8.3 Inputs in Almost-Sorted Order

​
We’ve already considered the case where the inputs to this function were already arranged into ascending order. What would happen if the inputs were almost, but not exactly, already sorted into ascending order?

For example, suppose that, on average, one out of $n$ items is out of order. Then the probability of a given input repeating the loop zero times would be $p_{\mbox{0}} = \frac{n-1}{n}$, and some single $p_{\mbox{i}}$ would have probability $1/n$, with all the other probabilities being zero.

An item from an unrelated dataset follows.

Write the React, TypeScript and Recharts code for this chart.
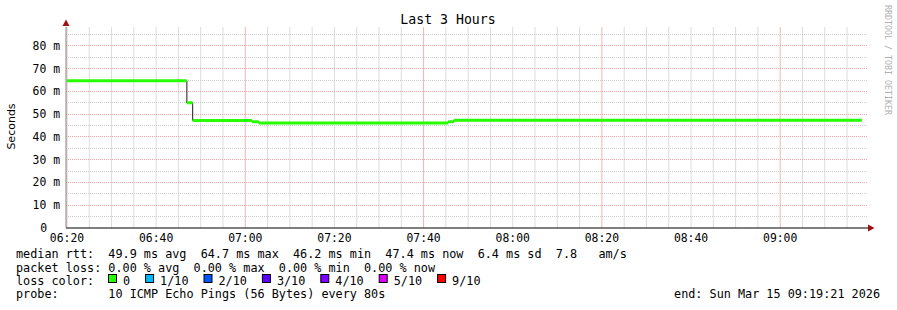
import { ComposedChart, Line, ReferenceLine, XAxis, YAxis } from "recharts";

// minutes after 06:20, one entry per constant step of the median
const stepStart = [0, 26.9, 28.2, 41.5, 43.0, 85.5, 86.8];
const stepEnd = [26.9, 28.2, 41.5, 43.0, 85.5, 86.8, 178.3];
const stepMedian = [64.7, 55.0, 47.3, 46.7, 46.2, 46.7, 47.4]; // ms

const timeTicks = [0, 20, 40, 60, 80, 100, 120, 140, 160];
const timeLabels = ["06:20", "06:40", "07:00", "07:20", "07:40", "08:00", "08:20", "08:40", "09:00"];
const valueTicks = [0, 10, 20, 30, 40, 50, 60, 70, 80];
const valueLabels = ["0", "10 m", "20 m", "30 m", "40 m", "50 m", "60 m", "70 m", "80 m"];

const majorTimes = [0, 40, 80, 120, 160];
const minorTimes = [5, 10, 15, 20, 25, 30, 35, 45, 50, 55, 60, 65, 70, 75, 85, 90, 95, 100, 105, 110, 115, 125, 130, 135, 140, 145, 150, 155, 165, 170, 175];
const majorValues = [10, 20, 30, 40, 50, 60, 70, 80];
const minorValues = [5, 15, 25, 35, 45, 55, 65, 75, 85];

const lossLabels = ["0", "1/10", "2/10", "3/10", "4/10", "5/10", "9/10"];
const lossColors = ["#26ff00", "#00b8ff", "#0059ff", "#5e00ff", "#7e00ff", "#dd00ff", "#ff0000"];

const rtt = { avg: "49.9", max: "64.7", min: "46.2", now: "47.4", sd: "6.4", amps: "7.8" };
const loss = { avg: "0.00", max: "0.00", min: "0.00", now: "0.00" };
const probeText = "10 ICMP Echo Pings (56 Bytes) every 80s";
const endText = "end: Sun Mar 15 09:19:21 2026";

const X_MIN = -0.22;
const X_MAX = 179.7;
const Y_MAX = 88.35;

const MONO = "'DejaVu Sans Mono', monospace";
const pre = (s: string) => s.replace(/ /g, "\u00a0");

const greenData = stepStart.flatMap((s, i) => [
  { t: s, g: stepMedian[i] },
  { t: stepEnd[i], g: stepMedian[i] },
  { t: stepEnd[i], g: null },
]);
const stairData = [
  ...stepStart.map((s, i) => ({ t: s, v: stepMedian[i] })),
  { t: stepEnd[stepEnd.length - 1], v: stepMedian[stepMedian.length - 1] },
];

function TimeTick({ x, y, payload }: any) {
  const i = timeTicks.indexOf(payload.value);
  return (
    <text x={x} y={y + 14} textAnchor="middle" fontFamily={MONO} fontSize={11.4} fill="#000">
      {timeLabels[i]}
    </text>
  );
}

function ValueTick({ x, y, payload }: any) {
  const i = valueTicks.indexOf(payload.value);
  const dx = payload.value === 0 ? -19 : -6;
  return (
    <text x={x + dx} y={y + 4} textAnchor="end" fontFamily={MONO} fontSize={11.4} fill="#000">
      {pre(valueLabels[i])}
    </text>
  );
}

function Overlay() {
  const line1 = `median rtt:  ${rtt.avg} ms avg  ${rtt.max} ms max  ${rtt.min} ms min  ${rtt.now} ms now  ${rtt.sd} ms sd  ${rtt.amps}   am/s`;
  const line2 = `packet loss: ${loss.avg} % avg  ${loss.max} % max  ${loss.min} % min  ${loss.now} % now`;
  let bx = 108;
  const boxes = lossLabels.map((label, i) => {
    const x = bx;
    bx += 15 + label.length * 7.1 + 15;
    return (
      <g key={label}>
        <rect x={x + 0.5} y={274.5} width={8} height={8} fill={lossColors[i]} stroke="#000" strokeWidth={1} />
        <text x={x + 15} y={284.5} fontFamily={MONO} fontSize={11.8} fill="#000">
          {label}
        </text>
      </g>
    );
  });
  return (
    <svg
      width={897}
      height={310}
      style={{ position: "absolute", left: 0, top: 0, pointerEvents: "none" }}
    >
      <text x={448} y={24} textAnchor="middle" fontFamily={MONO} fontSize={13.2} fill="#000">
        {pre("Last 3 Hours")}
      </text>
      <text
        x={15}
        y={126.5}
        transform="rotate(-90 15 126.5)"
        textAnchor="middle"
        fontFamily="'DejaVu Sans', sans-serif"
        fontSize={11}
        fill="#000"
      >
        Seconds
      </text>
      <text
        x={885}
        y={5}
        transform="rotate(90 885 5)"
        fontFamily={MONO}
        fontSize={8.3}
        fill="#b0b0b0"
      >
        {pre("RRDTOOL / TOBI OETIKER")}
      </text>
      <polygon points="62.5,26 69.5,26 66,19.5" fill="#a01010" />
      <polygon points="868,224.5 868,231.5 874.5,228" fill="#a01010" />
      <g fontFamily={MONO} fontSize={11.8} fill="#000">
        <text x={16} y={258}>{pre(line1)}</text>
        <text x={16} y={271.5}>{pre(line2)}</text>
        <text x={16} y={284.5}>{pre("loss color:")}</text>
        <text x={16} y={298}>{pre(`probe:       ${probeText}`)}</text>
        <text x={880} y={298} textAnchor="end">{pre(endText)}</text>
      </g>
      {boxes}
    </svg>
  );
}

export default function App() {
  return (
    <div style={{ position: "relative", width: 897, height: 310, background: "#fff" }}>
      <style>{"body{margin:0}"}</style>
      <ComposedChart width={897} height={310} margin={{ top: 27, right: 29, bottom: 62, left: 0 }}>
        <XAxis
          type="number"
          dataKey="t"
          domain={[X_MIN, X_MAX]}
          allowDataOverflow
          ticks={timeTicks}
          interval={0}
          tick={<TimeTick />}
          tickLine={false}
          tickSize={0}
          tickMargin={0}
          height={20}
          axisLine={{ stroke: "#000", strokeWidth: 1 }}
        />
        <YAxis
          type="number"
          domain={[0, Y_MAX]}
          allowDataOverflow
          ticks={valueTicks}
          interval={0}
          tick={<ValueTick />}
          tickLine={false}
          tickSize={0}
          tickMargin={0}
          width={66}
          axisLine={{ stroke: "#888", strokeWidth: 1 }}
        />
        {minorTimes.map((t) => (
          <ReferenceLine key={`mx${t}`} x={t} stroke="#dcdcdc" strokeWidth={1} />
        ))}
        {majorTimes.map((t) => (
          <ReferenceLine key={`Mx${t}`} x={t} stroke="#f2b4b4" strokeWidth={1} />
        ))}
        {minorValues.map((v) => (
          <ReferenceLine key={`my${v}`} y={v} stroke="#cfcfcf" strokeDasharray="1 1" shapeRendering="crispEdges" />
        ))}
        {majorValues.map((v) => (
          <ReferenceLine key={`My${v}`} y={v} stroke="#eaa8a8" strokeDasharray="1 1" shapeRendering="crispEdges" />
        ))}
        <Line
          data={stairData}
          dataKey="v"
          type="stepAfter"
          stroke="#1a1a1a"
          strokeWidth={1}
          dot={false}
          activeDot={false}
          isAnimationActive={false}
        />
        <Line
          data={greenData}
          dataKey="g"
          type="linear"
          stroke="#26ff00"
          strokeWidth={3}
          dot={false}
          activeDot={false}
          connectNulls={false}
          isAnimationActive={false}
        />
      </ComposedChart>
      <Overlay />
    </div>
  );
}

Assuming the worst (because we want to find an upper bound), let’s assume that the one out-of-order element is the very last one added, and that it actually gets inserted into position 0. Then we have $p_0 = (n-1)/n, p_1 = 0, p_2 = 0, … , p_{n-1} = 0, p_n = 1/n$

So the average number of iterations would be given by \begin{eqnarray*} E(k) & = & \sum_{k=0}^{n} k p_k \\ & = & 0 * (n-1)/n + n * 1/n \\ & = & n/n \\ & = & 1 \\ \end{eqnarray*} and the function is $O(E(k)) = O(1)$

8.4 Almost Sorted - version 2

Now, that’s only one possible scenario in which the inputs are almost sorted. Let’s look at another. Suppose that we knew that, for each successive input, the probability of it appearing in the input $m$ steps out of its correct position is proportional to $1/(m+1)$ (i.e., each additional step out of its correct position is progressively more unlikely). Then we have $p_{0}=c, p_{1}=c/2, p_{2}=c/3, … p_{n-1}=c/n, p_{n}=c/(n+1)$.

The constant $c$ is necessary because the sum of all the probabilities must be exactly 1. We can compute the value of $c$ by using that fact:

\begin{align} \sum_{i=0}^{n} p_i = & 1 \\ \sum_{i=0}^{n} \frac{c}{i+1} = & 1 \\ c \sum_{i=0}^{n} \frac{1}{i+1} = & 1 \end{align}

This sum, for reasonably large n, is approximately $\log n$.

So we conclude that $c$ is approximately $= 1/\log(n)$.

So the function, for this input distribution, is

\begin{align} t_{\mbox{loop}} = & O(E(k)) \\ = & O\left(\sum_{i=0}^n (i + 1)p_i\right) \\ = & O\left(\sum_{i=0}^n (i + 1) \frac{c}{i+1}\right) \\ = & O\left(\sum_{i=0}^n c\right) \\ = & O((n+1)c) \\ = & O\left(\frac{n}{\log n}\right) \end{align}

So the average case is slightly smaller than the worst case, though not by much (remember that $\log n$ is nearly constant over large ranges of $n$, so $n/(\log(n))$ grows only slightly slower than $n$.

9 The Input Distribution is Key

You can see, then, that average case complexity can vary considerably depending upon just what constitutes an “average” set of inputs.

Utility functions that get used in many different programs may see different input distributions in each program, and so their average performances in different programs will vary accordingly.